BEGIN Data entries

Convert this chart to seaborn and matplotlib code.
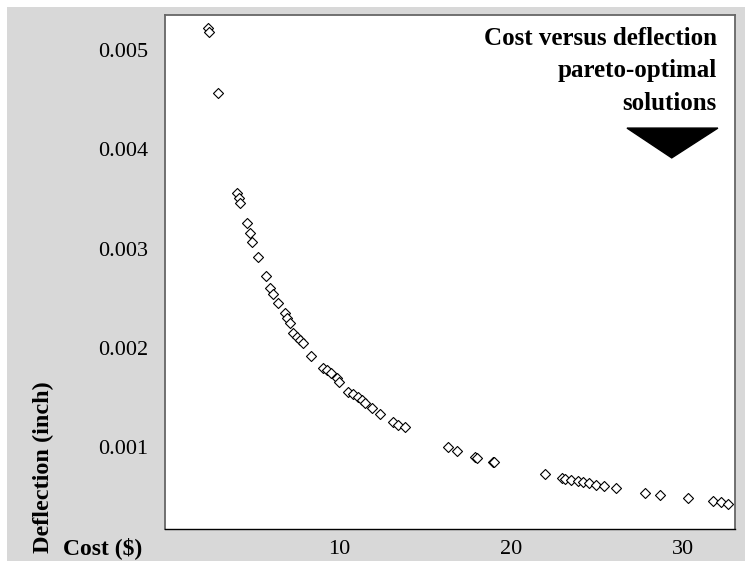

END Data entries
BEGIN Data entries

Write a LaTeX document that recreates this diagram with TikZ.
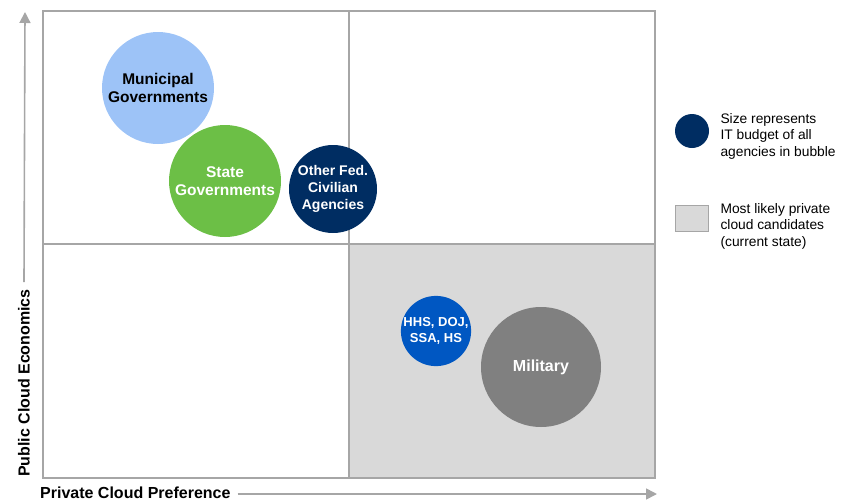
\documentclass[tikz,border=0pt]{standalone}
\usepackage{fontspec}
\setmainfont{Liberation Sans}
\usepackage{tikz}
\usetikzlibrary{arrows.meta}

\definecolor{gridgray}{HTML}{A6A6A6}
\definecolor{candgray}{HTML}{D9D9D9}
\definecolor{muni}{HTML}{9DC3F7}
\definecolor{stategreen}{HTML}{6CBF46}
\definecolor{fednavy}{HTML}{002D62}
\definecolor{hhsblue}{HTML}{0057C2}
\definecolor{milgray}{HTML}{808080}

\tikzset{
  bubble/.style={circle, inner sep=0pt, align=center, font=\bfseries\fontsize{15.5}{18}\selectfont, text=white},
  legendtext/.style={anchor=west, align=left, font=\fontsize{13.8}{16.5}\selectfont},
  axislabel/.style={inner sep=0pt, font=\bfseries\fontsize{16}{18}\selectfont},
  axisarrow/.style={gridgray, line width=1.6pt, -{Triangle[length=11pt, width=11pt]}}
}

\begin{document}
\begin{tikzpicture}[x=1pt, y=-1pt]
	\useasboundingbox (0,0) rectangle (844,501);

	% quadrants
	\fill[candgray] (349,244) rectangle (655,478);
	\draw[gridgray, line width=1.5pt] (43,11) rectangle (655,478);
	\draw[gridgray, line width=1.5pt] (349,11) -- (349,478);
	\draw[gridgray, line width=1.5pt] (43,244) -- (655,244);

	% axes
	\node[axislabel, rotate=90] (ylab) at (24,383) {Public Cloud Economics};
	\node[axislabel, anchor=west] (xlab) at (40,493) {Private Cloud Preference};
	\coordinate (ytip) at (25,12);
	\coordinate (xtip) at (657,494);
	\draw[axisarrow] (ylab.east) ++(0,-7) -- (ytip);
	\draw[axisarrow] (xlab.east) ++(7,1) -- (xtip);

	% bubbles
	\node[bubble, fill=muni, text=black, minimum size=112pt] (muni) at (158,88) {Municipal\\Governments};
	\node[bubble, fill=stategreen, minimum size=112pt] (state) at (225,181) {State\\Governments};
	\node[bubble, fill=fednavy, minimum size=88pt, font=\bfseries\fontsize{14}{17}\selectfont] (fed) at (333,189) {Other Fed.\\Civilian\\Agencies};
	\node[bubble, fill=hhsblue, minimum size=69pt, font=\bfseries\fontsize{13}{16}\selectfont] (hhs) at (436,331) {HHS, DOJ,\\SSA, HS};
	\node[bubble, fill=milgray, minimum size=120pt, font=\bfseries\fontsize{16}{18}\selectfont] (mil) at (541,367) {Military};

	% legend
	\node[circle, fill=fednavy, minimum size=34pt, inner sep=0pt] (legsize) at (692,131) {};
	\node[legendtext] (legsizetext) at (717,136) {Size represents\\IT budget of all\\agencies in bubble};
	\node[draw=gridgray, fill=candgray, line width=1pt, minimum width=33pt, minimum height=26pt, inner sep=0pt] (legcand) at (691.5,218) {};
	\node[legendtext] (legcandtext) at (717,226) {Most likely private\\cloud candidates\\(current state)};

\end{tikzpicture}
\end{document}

END Data entries
BEGIN Data entries

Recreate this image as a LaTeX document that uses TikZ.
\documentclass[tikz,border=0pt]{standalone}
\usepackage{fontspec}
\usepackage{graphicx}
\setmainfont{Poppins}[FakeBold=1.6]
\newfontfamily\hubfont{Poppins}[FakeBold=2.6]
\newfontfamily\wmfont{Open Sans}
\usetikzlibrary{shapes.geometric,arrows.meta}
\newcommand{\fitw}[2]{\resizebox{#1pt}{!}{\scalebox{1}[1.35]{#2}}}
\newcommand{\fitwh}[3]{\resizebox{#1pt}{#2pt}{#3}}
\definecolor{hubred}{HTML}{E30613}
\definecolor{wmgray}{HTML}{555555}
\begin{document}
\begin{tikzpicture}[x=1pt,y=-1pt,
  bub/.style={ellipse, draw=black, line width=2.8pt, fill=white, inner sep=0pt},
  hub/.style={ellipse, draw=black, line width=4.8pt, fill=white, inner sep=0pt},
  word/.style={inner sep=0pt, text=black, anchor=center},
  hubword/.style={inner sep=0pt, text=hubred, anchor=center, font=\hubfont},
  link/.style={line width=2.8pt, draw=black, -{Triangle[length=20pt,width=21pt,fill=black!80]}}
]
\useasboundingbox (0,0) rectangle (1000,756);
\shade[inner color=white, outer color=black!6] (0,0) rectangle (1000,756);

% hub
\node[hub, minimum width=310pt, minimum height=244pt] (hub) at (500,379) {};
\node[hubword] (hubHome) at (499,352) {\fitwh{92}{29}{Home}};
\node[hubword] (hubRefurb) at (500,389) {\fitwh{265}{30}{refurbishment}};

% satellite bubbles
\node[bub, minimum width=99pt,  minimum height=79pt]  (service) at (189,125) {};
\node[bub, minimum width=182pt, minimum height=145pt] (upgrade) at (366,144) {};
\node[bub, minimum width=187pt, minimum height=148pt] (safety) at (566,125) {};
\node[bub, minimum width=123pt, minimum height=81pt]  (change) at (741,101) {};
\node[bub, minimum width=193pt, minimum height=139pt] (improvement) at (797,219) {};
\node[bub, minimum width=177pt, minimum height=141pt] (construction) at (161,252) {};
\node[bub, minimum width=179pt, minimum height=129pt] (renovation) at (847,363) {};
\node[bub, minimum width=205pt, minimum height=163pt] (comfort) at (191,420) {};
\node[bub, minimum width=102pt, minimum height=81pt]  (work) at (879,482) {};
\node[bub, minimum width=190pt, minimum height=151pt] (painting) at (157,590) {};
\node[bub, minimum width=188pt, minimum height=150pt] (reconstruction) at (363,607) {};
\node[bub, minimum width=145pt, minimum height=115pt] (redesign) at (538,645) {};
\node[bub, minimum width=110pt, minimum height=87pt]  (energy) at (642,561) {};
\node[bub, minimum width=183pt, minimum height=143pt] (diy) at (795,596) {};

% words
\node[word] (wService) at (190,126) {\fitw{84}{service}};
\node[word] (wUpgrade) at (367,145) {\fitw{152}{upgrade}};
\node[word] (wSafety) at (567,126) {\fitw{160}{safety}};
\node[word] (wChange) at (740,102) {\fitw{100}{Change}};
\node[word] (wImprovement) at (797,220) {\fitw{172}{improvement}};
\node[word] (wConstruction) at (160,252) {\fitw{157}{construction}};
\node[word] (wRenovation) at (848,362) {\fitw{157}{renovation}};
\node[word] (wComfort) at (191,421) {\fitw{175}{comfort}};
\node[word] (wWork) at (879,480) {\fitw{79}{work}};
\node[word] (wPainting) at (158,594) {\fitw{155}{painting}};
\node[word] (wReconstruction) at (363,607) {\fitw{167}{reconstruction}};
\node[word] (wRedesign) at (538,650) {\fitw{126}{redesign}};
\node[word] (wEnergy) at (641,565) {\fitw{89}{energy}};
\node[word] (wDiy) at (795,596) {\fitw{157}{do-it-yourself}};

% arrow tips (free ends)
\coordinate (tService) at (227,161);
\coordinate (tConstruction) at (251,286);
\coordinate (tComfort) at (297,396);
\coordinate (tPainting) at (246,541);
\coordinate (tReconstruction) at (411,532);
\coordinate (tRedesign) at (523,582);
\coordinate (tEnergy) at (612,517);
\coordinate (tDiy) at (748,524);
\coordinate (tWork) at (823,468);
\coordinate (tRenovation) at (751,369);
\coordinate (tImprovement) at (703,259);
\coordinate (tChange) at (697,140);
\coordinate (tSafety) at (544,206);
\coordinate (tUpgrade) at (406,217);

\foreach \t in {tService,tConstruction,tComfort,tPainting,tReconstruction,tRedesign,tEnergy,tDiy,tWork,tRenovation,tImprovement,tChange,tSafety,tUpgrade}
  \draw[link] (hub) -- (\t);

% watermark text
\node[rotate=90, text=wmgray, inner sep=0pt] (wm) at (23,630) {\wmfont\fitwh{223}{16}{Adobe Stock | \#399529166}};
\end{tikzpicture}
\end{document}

END Data entries

> **Task brief**
Pull every line containing the word "that" out of the material and copy it.

> **Exercise answer**
Write a LaTeX document that recreates this diagram with TikZ.
Recreate this image as a LaTeX document that uses TikZ.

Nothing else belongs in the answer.